Un famille de robins huguenots du Sud-ouest, petite noblesse de robe, se trouve soudain privée d'emploi, sauf à abjurer leur foi. Ils préfèrent s'exiler et envoient leur jeune fils Guillaume (14 ans) rejoindre le frère aîné déjà installé au Brandebourg. le jeune
Guillaume Chenu de Laujardière quitte Bordeaux en bateau en mars 1686 à destination de Madère, première étape de son voyage. Mais les choses tournent mal. le gouverneur de l'ile reçoit l'ordre de convertir de force tous les protestants et les menacent des Jésuites. Guillaume, ferme dans sa foi, et qui les a en horreur, s'embarque sur le premier bateau en partance vers les grandes Indes.
Ce genre de voyage n'est pas sans péril. Un pirate les attaque. le bateau y réchappe, mais le capitaine et le premier pilote sont tués. le Cap de Bonne Espérance passé, il faut se ravitailler. Une chaloupe est envoyée en reconnaissance. Guillaume s'y embarque. L'accostage est impossible. le mauvais temps se lève. La chaloupe ne retrouve plus le bateau qui les a abandonnés. La chaloupe longue la côte plusieurs jours dans la tempête pour tenter d'aborder. Finalement à moitié morts d'épuisement, les marins sont fort mal accueillis par les tribus indigènes qui les massacrent tous, sauf Guillaume qui est recueilli par le chef cafre, qui le soigne et l'adopte. Il y reste un an avant de trouver enfin à s'embarquer vers le Cap, puis, après d'autres péripéties, vers l'Allemagne où il retrouve sa famille et sa mère, qui meurt d'émotion à son retour ! Devenu militaire, muni d'un brevet de capitaine, il écrit, probablement aidé par son frère, le récit de ses aventures, pour les siens et sa bienfaitrice, la princesse Albertine-Agnès d'Orange-Nassau. le manuscrit, recopié à plusieurs exemplaires, est resté inconnu et n'a pas été publié jusqu'à la fin du XXème siècle.

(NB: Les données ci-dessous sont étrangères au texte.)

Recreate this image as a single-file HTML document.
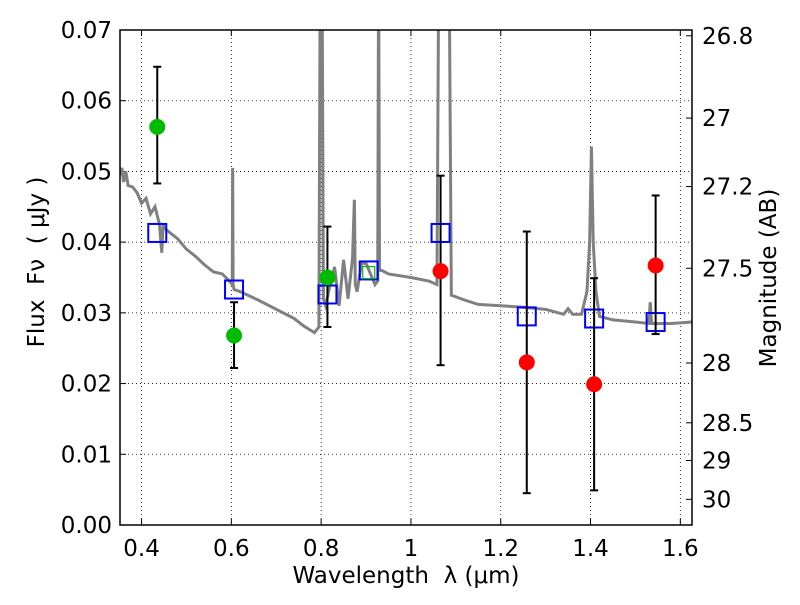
<!DOCTYPE html>
<html><head><meta charset="utf-8"><style>
body{margin:0;background:#fff}
svg{font-family:"DejaVu Sans","Liberation Sans",sans-serif}
text{white-space:pre}
</style></head><body>
<svg id="c" width="800" height="600" viewBox="0 0 800 600"></svg>
<script>
const xTicks=[0.4,0.6,0.8,1.0,1.2,1.4,1.6];
const xTickLabels=["0.4","0.6","0.8","1","1.2","1.4","1.6"];
const yTicks=[0,0.01,0.02,0.03,0.04,0.05,0.06,0.07];
const yTickLabels=["0.00","0.01","0.02","0.03","0.04","0.05","0.06","0.07"];
const magTicks=[26.8,27,27.2,27.5,28,28.5,29,30];
const magLabels=["26.8","27","27.2","27.5","28","28.5","29","30"];
const greenX=[0.435,0.606,0.814];
const greenY=[0.0563,0.0268,0.0350];
const greenLo=[0.0483,0.0222,0.0280];
const greenHi=[0.0648,0.0315,0.0422];
const redX=[1.066,1.258,1.408,1.545];
const redY=[0.0359,0.0230,0.0199,0.0367];
const redLo=[0.0226,0.0045,0.0049,0.0270];
const redHi=[0.0494,0.0415,0.0349,0.0466];
const modelX=[0.435,0.606,0.814,0.906,1.066,1.258,1.408,1.545];
const modelY=[0.0413,0.0333,0.0326,0.0360,0.0413,0.0295,0.0292,0.0287];
const specX=[0.352,0.356,0.36,0.365,0.37,0.38,0.39,0.40,0.41,0.42,0.43,0.44,0.445,0.448,0.45,0.46,0.48,0.50,0.52,0.54,0.56,0.58,0.60,0.602,0.603,0.604,0.606,0.62,0.66,0.70,0.74,0.76,0.785,0.795,0.798,0.800,0.802,0.805,0.81,0.82,0.83,0.84,0.85,0.86,0.87,0.874,0.876,0.88,0.89,0.90,0.91,0.92,0.926,0.928,0.930,0.935,0.95,1.0,1.04,1.058,1.062,1.066,1.07,1.08,1.085,1.09,1.12,1.15,1.2,1.25,1.3,1.34,1.35,1.36,1.38,1.392,1.398,1.402,1.406,1.412,1.42,1.45,1.5,1.53,1.533,1.536,1.55,1.58,1.626];
const specY=[0.0495,0.0505,0.0485,0.0500,0.0480,0.0478,0.0470,0.0455,0.0462,0.0440,0.0450,0.0425,0.0385,0.0425,0.0420,0.0415,0.0405,0.0390,0.0380,0.0368,0.0358,0.0355,0.0342,0.0340,0.0505,0.0340,0.0333,0.0330,0.0318,0.0305,0.0292,0.0282,0.0272,0.0280,0.0800,0.0800,0.0800,0.0320,0.0310,0.0340,0.0365,0.0310,0.0375,0.0320,0.0378,0.0460,0.0340,0.0330,0.0370,0.0370,0.0355,0.0340,0.0345,0.0800,0.0360,0.0360,0.0355,0.0350,0.0345,0.0340,0.0800,0.0800,0.0800,0.0800,0.0800,0.0325,0.0318,0.0312,0.0310,0.0308,0.0305,0.0298,0.0306,0.0298,0.0298,0.0330,0.0400,0.0535,0.0400,0.0330,0.0295,0.0290,0.0287,0.0285,0.0315,0.0285,0.0285,0.0285,0.0287];

const L=120,R=692,T=30,B=525,X0=0.352,X1=1.626,Y0=0,Y1=0.07;
const xs=v=>L+(v-X0)/(X1-X0)*(R-L);
const ys=v=>B-(v-Y0)/(Y1-Y0)*(B-T);
const svg=document.getElementById('c');
const NS='http://www.w3.org/2000/svg';
function mk(tag,attrs,parent){const e=document.createElementNS(NS,tag);for(const k in attrs)e.setAttribute(k,attrs[k]);(parent||svg).appendChild(e);return e;}
const clip=mk('clipPath',{id:'pc'});mk('rect',{x:L,y:T,width:R-L,height:B-T},clip);
const FS=23;
xTicks.forEach((v,i)=>{
  const g=mk('line',{x1:xs(v),x2:xs(v),y1:T,y2:B,stroke:'#000','stroke-width':0.8,'stroke-dasharray':'1,3'});
  
  mk('line',{x1:xs(v),x2:xs(v),y1:B,y2:B-6,stroke:'#000'});mk('line',{x1:xs(v),x2:xs(v),y1:T,y2:T+6,stroke:'#000'});
  const t=mk('text',{x:xs(v),y:B+31,'text-anchor':'middle','font-size':FS});t.textContent=xTickLabels[i];
  
});
yTicks.forEach((v,i)=>{
  if(i>0&&i<yTicks.length-1){const g=mk('line',{x1:L,x2:R,y1:ys(v),y2:ys(v),stroke:'#000','stroke-width':0.8,'stroke-dasharray':'1,3'});
  }
  mk('line',{x1:L,x2:L+6,y1:ys(v),y2:ys(v),stroke:'#000'});
  const t=mk('text',{x:L-8,y:ys(v)+8,'text-anchor':'end','font-size':FS});t.textContent=yTickLabels[i];
  
});
magTicks.forEach((m,i)=>{
  const f=Math.pow(10,(23.9-m)/2.5);const y=ys(f);
  mk('line',{x1:R,x2:R-6,y1:y,y2:y,stroke:'#000'});
  const t=mk('text',{x:R+10,y:y+8,'font-size':FS});t.textContent=magLabels[i];
  
});
const sp=mk('polyline',{points:specX.map((x,i)=>xs(x)+','+ys(specY[i])).join(' '),fill:'none',stroke:'#808080','stroke-width':3,'clip-path':'url(#pc)'});

modelX.forEach((x,i)=>{
  const r=mk('rect',{x:xs(x)-9,y:ys(modelY[i])-9,width:18,height:18,fill:'none',stroke:'#0000ff','stroke-width':2});
  
});
const gs=mk('rect',{x:xs(0.906)-6,y:ys(0.0357)-6,width:12,height:12,fill:'none',stroke:'#00bb00','stroke-width':1.2});

function pts(X,Y,Lo,Hi,col,name){
  X.forEach((x,i)=>{
    const cx=xs(x);
    const e=mk('line',{x1:cx,x2:cx,y1:ys(Lo[i]),y2:ys(Hi[i]),stroke:'#000','stroke-width':2});
    
    mk('line',{x1:cx-4,x2:cx+4,y1:ys(Lo[i]),y2:ys(Lo[i]),stroke:'#000','stroke-width':2});
    mk('line',{x1:cx-4,x2:cx+4,y1:ys(Hi[i]),y2:ys(Hi[i]),stroke:'#000','stroke-width':2});
    const c=mk('circle',{cx:cx,cy:ys(Y[i]),r:8,fill:col});
    
  });
}
pts(greenX,greenY,greenLo,greenHi,'#00bb00','hst-data-point');
pts(redX,redY,redLo,redHi,'#ff0000','ir-data-point');
const fr=mk('rect',{x:L,y:T,width:R-L,height:B-T,fill:'none',stroke:'#000','stroke-width':1.5});

const xl=mk('text',{x:406,y:583,'text-anchor':'middle','font-size':FS});xl.textContent='Wavelength  λ (μm)';

const yl=mk('text',{x:44,y:262,'text-anchor':'middle','font-size':FS,transform:'rotate(-90 44 262)'});yl.textContent='Flux  Fν  ( μJy )';

const rl=mk('text',{x:776,y:278,'text-anchor':'middle','font-size':FS,transform:'rotate(-90 776 278)'});rl.textContent='Magnitude (AB)';

</script>
</body></html>
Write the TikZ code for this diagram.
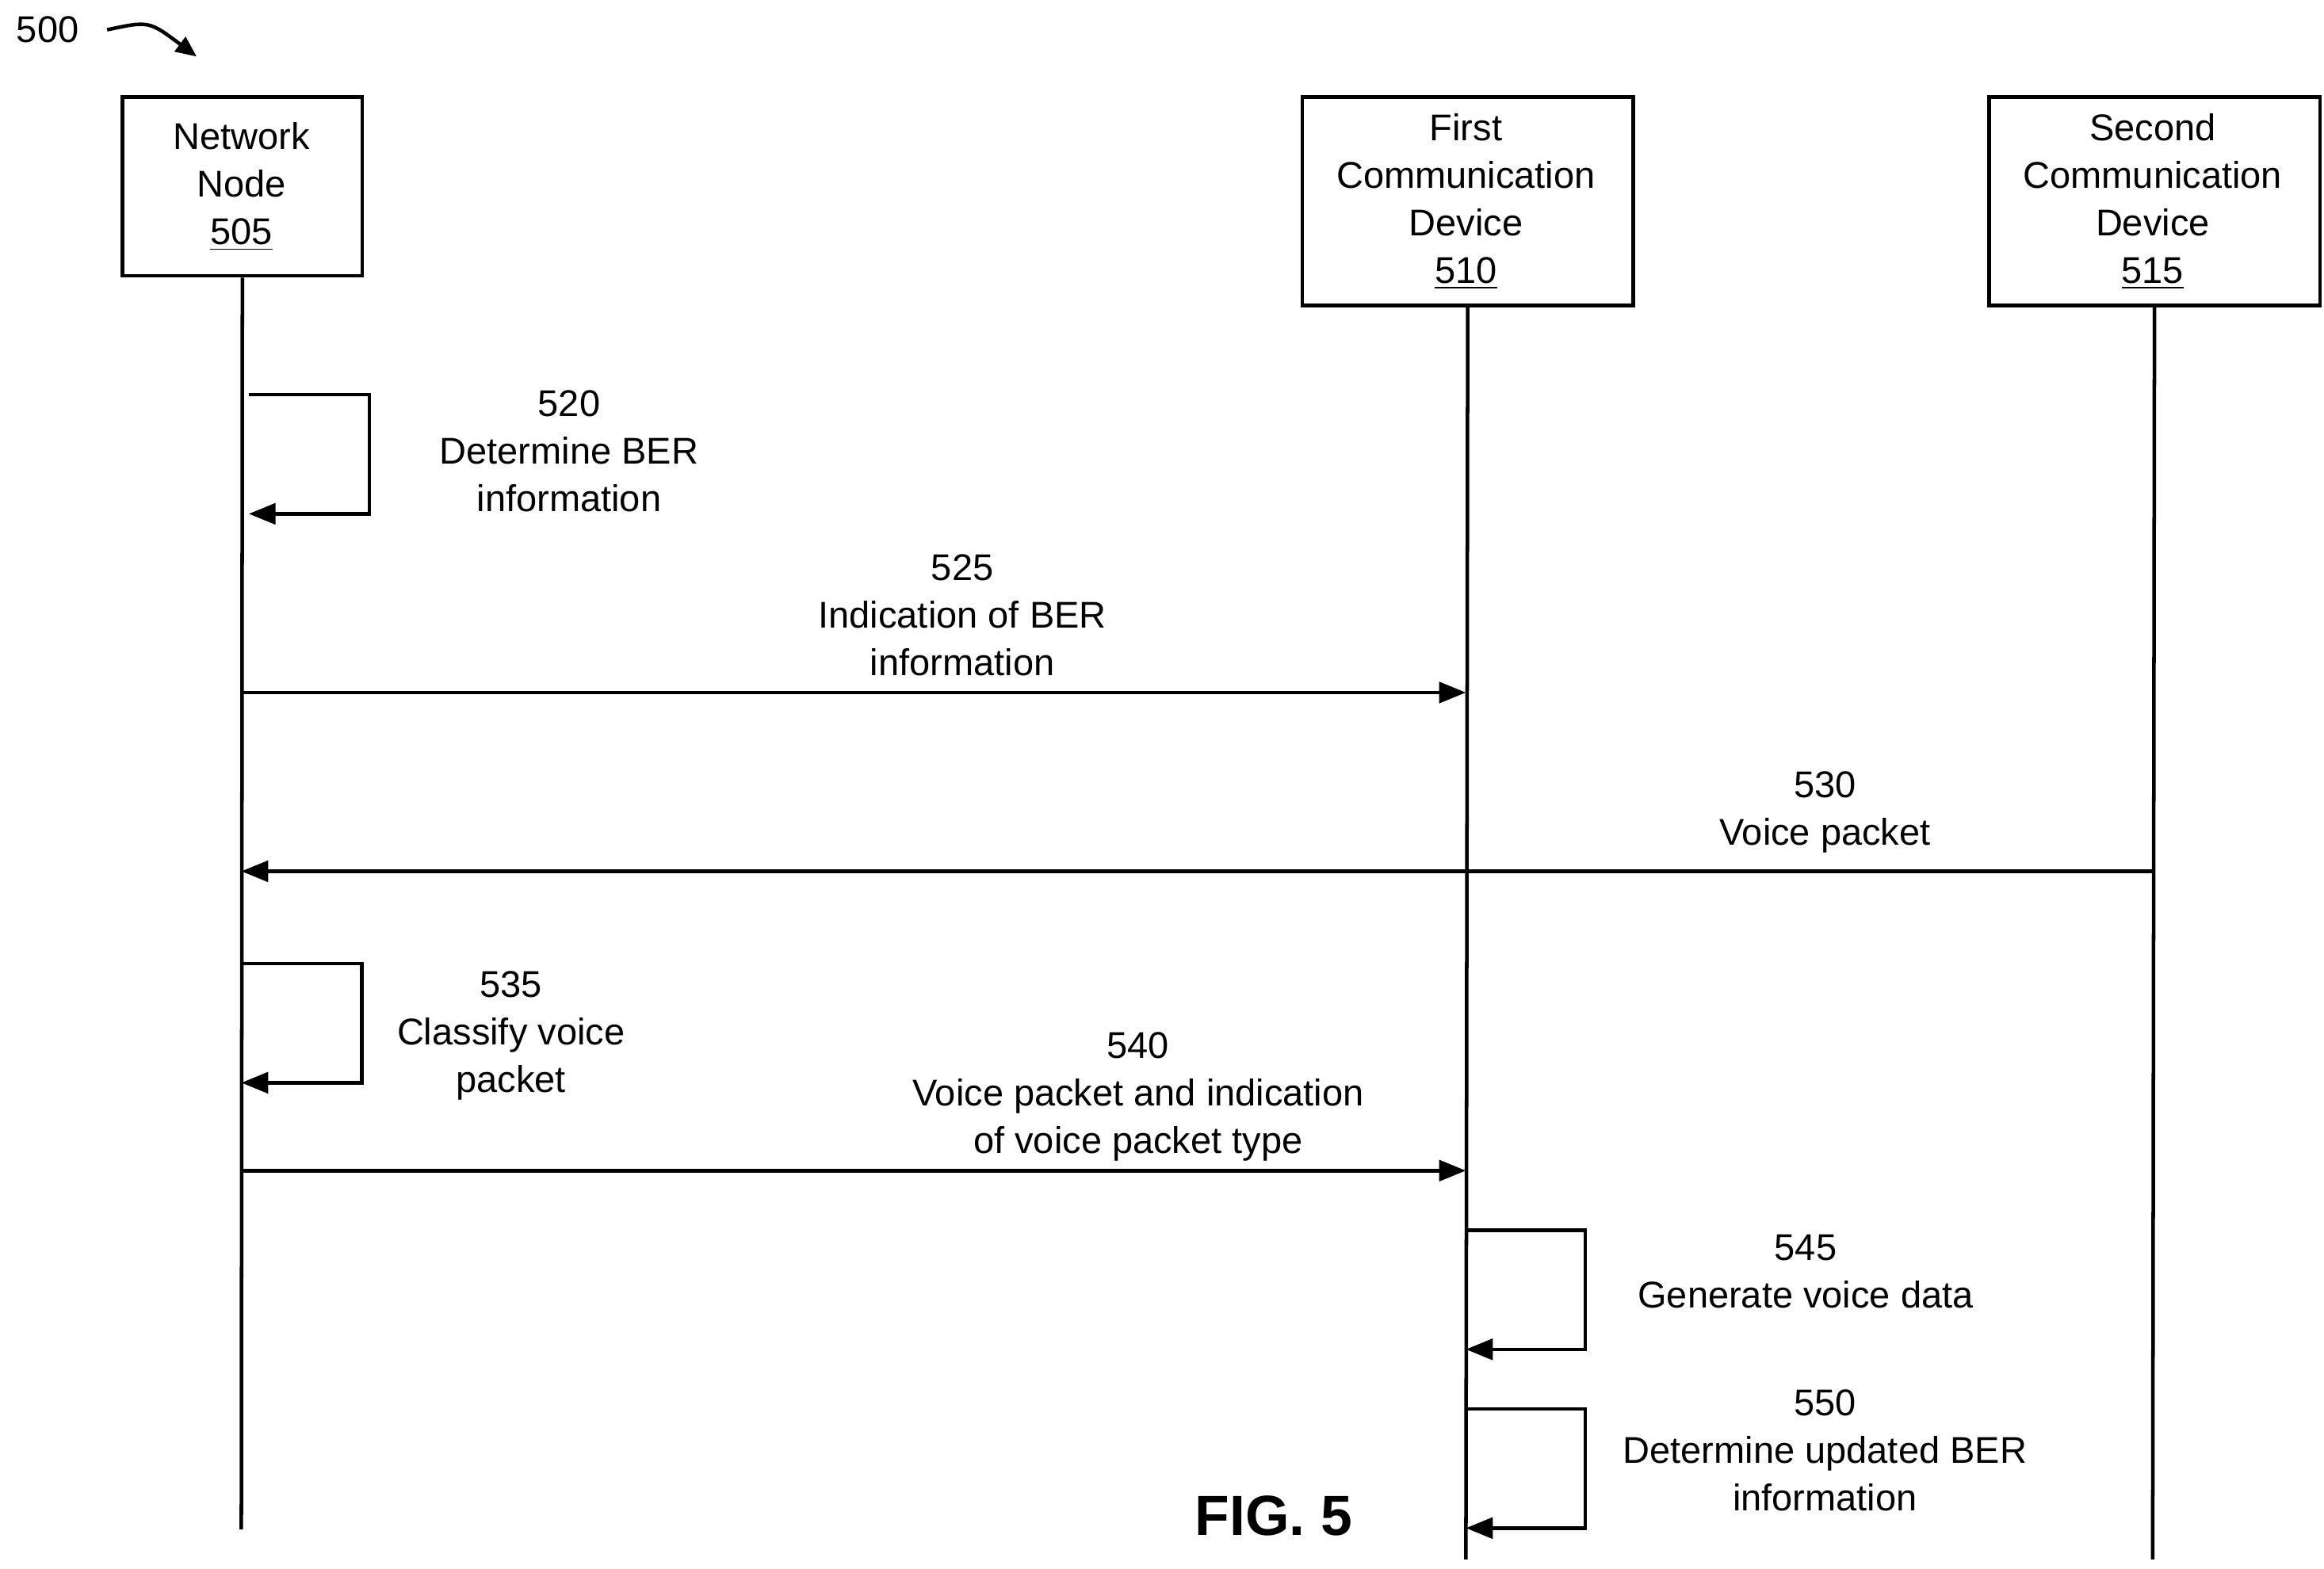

Le récit de Guillaume Chenu de Laujardière est étonnant. Au XVIIème siècle, les Cafres ont la plus mauvaise réputation : féroces, incroyants, cannibales, ils n'appartiennent même pas à l'humanité. le récit de Laujardière ne va pas dans ce sens. Il observe leur manières, les décrit avec précision, participe à leurs expéditions guerrières, et sait se faire apprécier. Lorsqu'il quitte la tribu pour embarquer vers le Cap à destination de l'Europe, le chef, qui l'aurait bien adopté, en le mariant à l'une de ses filles, vers des larmes : Lorsque nous nous séparâmes, il fit retentir l'air de ses cris, je ne pus à mon tour refuser de la tendresse à la sensibilité d'un homme à qui j'avais tant d'obligations. Un siècle plus tôt, un autre bordelais évoquait le bon sauvage dans les chapitres Des Cannibales et Des Coches de ses Essais. Il aurait peut-être souri des aventures de son jeune compatriote.